Problem requirements: Check each line of the records below and collect those holding "this".

※ ※ ※

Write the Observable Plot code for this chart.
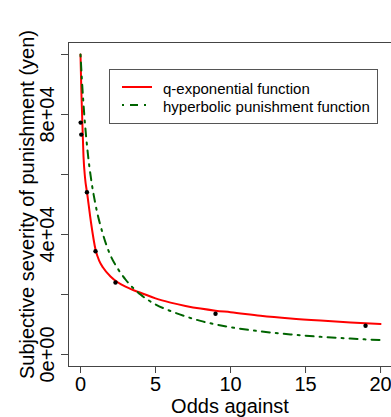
<!DOCTYPE html>
<html>
<head>
<meta charset="utf-8">
<script src="https://cdn.jsdelivr.net/npm/d3@7"></script>
<script src="https://cdn.jsdelivr.net/npm/@observablehq/plot@0.6"></script>
<style>
  html, body { margin: 0; padding: 0; background: white; }
</style>
</head>
<body>
<div id="chart"></div>
<script>
// Observed points
const oddsObs = [0.0101, 0.0526, 0.4286, 1, 2.333, 9, 19];
const severityObs = [77300, 73300, 54100, 34400, 24000, 13600, 9600];

// q-exponential function
const qX = [0, 0.05, 0.1, 0.2, 0.3, 0.45, 0.7, 1, 1.25, 1.5, 2, 2.5, 3, 3.5, 4, 5, 6, 7, 8, 9, 10, 12, 14, 16, 18, 20];
const qY = [100000, 89000, 81000, 66000, 59000, 53500, 44000, 35000, 31200, 29000, 26000, 24000, 22600, 21500, 20600, 18700, 17300, 16200, 15300, 14600, 14100, 12900, 12000, 11300, 10700, 10200];

// hyperbolic punishment function
const hX = [0, 0.1, 0.25, 0.5, 0.75, 1, 1.5, 2, 2.5, 3, 4, 5, 6, 7, 8, 10, 12, 14, 16, 18, 20];
const hY = [100000, 91000, 80000, 66500, 57000, 50000, 40000, 33000, 28500, 25000, 20000, 16700, 14500, 12700, 11200, 9100, 7700, 6700, 5900, 5300, 4800];

// Axes
const xTicks = [0, 5, 10, 15, 20];
const yTicks = [0, 20000, 40000, 60000, 80000, 100000];
const yLabelTicks = [0, 40000, 80000];
const yTickLabels = ["0e+00", "4e+04", "8e+04"];
const xTitle = "Odds against";
const yTitle = "Subjective severity of punishment (yen)";
const seriesNames = ["q-exponential function", "hyperbolic punishment function"];
const seriesColors = ["#ff0000", "#006400"];

const qData = qX.map((x, i) => ({x, y: qY[i]}));
const hData = hX.map((x, i) => ({x, y: hY[i]}));
const obsData = oddsObs.map((x, i) => ({x, y: severityObs[i]}));

const font = "'Liberation Sans', Arial, sans-serif";

const chart = Plot.plot({
  width: 391,
  height: 417,
  marginLeft: 68,
  marginTop: 42,
  marginBottom: 51,
  marginRight: 0,
  style: {fontFamily: font, fontSize: "20px", background: "white", color: "black", overflow: "visible"},
  x: {domain: [-0.8, 20.73]},
  y: {domain: [-4000, 104000]},
  marks: [
    Plot.axisX({ticks: xTicks, tickSize: 7, tickPadding: 3, fontSize: 20, label: null, stroke: "#444"}),
    Plot.axisY({ticks: yTicks, tickSize: 7, tickFormat: () => "", label: null, stroke: "#444"}),
    Plot.axisY({ticks: yLabelTicks, tickSize: 0, tickRotate: -90, tickPadding: 15, fontSize: 20,
                tickFormat: d => yTickLabels[yLabelTicks.indexOf(d)], label: null}),
    Plot.text([xTitle], {frameAnchor: "bottom", dy: 46.5, lineAnchor: "bottom", textAnchor: "middle", fontSize: 20, text: d => d}),
    Plot.text([yTitle], {frameAnchor: "left", rotate: -90, dx: -35, lineAnchor: "bottom", textAnchor: "middle", fontSize: 20, text: d => d}),
    Plot.line(qData, {x: "x", y: "y", stroke: seriesColors[0], strokeWidth: 2, curve: "monotone-x"}),
    Plot.line(hData, {x: "x", y: "y", stroke: seriesColors[1], strokeWidth: 2, strokeDasharray: "2,6,8,6", curve: "monotone-x"}),
    Plot.dot(obsData, {x: "x", y: "y", r: 2.2, fill: "black", stroke: null}),
    Plot.frame({stroke: "#444"})
  ]
});

// Legend inside the plot
const svg = d3.select(chart);
const lg = svg.append("g").attr("font-family", font).attr("font-size", 15).attr("text-anchor", "start");
lg.append("rect").attr("x", 109.5).attr("y", 69.5).attr("width", 268).attr("height", 54)
  .attr("fill", "white").attr("stroke", "#555");
const rowsY = [87, 105];
seriesNames.forEach((name, i) => {
  lg.append("line").attr("x1", 122).attr("x2", 152).attr("y1", rowsY[i]).attr("y2", rowsY[i])
    .attr("stroke", seriesColors[i]).attr("stroke-width", 2)
    .attr("stroke-dasharray", i === 1 ? "2,6,8,6" : null);
  lg.append("text").attr("x", 163).attr("y", rowsY[i] + 6.5).attr("fill", "black")
    .attr("text-anchor", "start").text(name);
});

document.getElementById("chart").appendChild(chart);
</script>
</body>
</html>
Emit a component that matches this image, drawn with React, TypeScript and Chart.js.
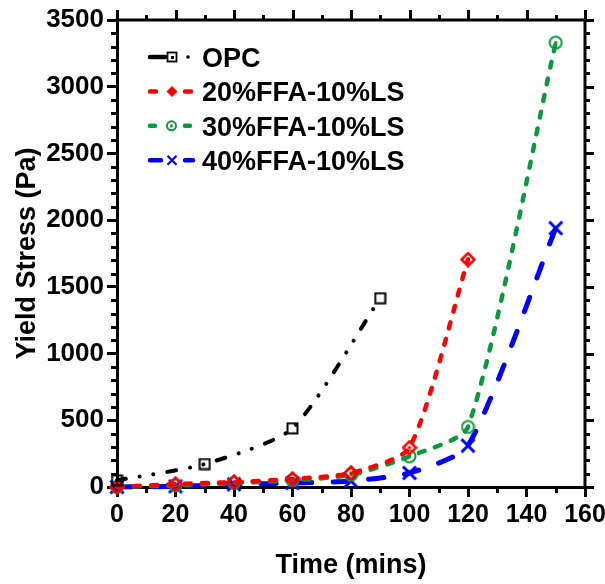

※ ※ ※

Task response:
Write the Observable Plot code for this chart.
Emit a component that matches this image, drawn with React, TypeScript and Chart.js.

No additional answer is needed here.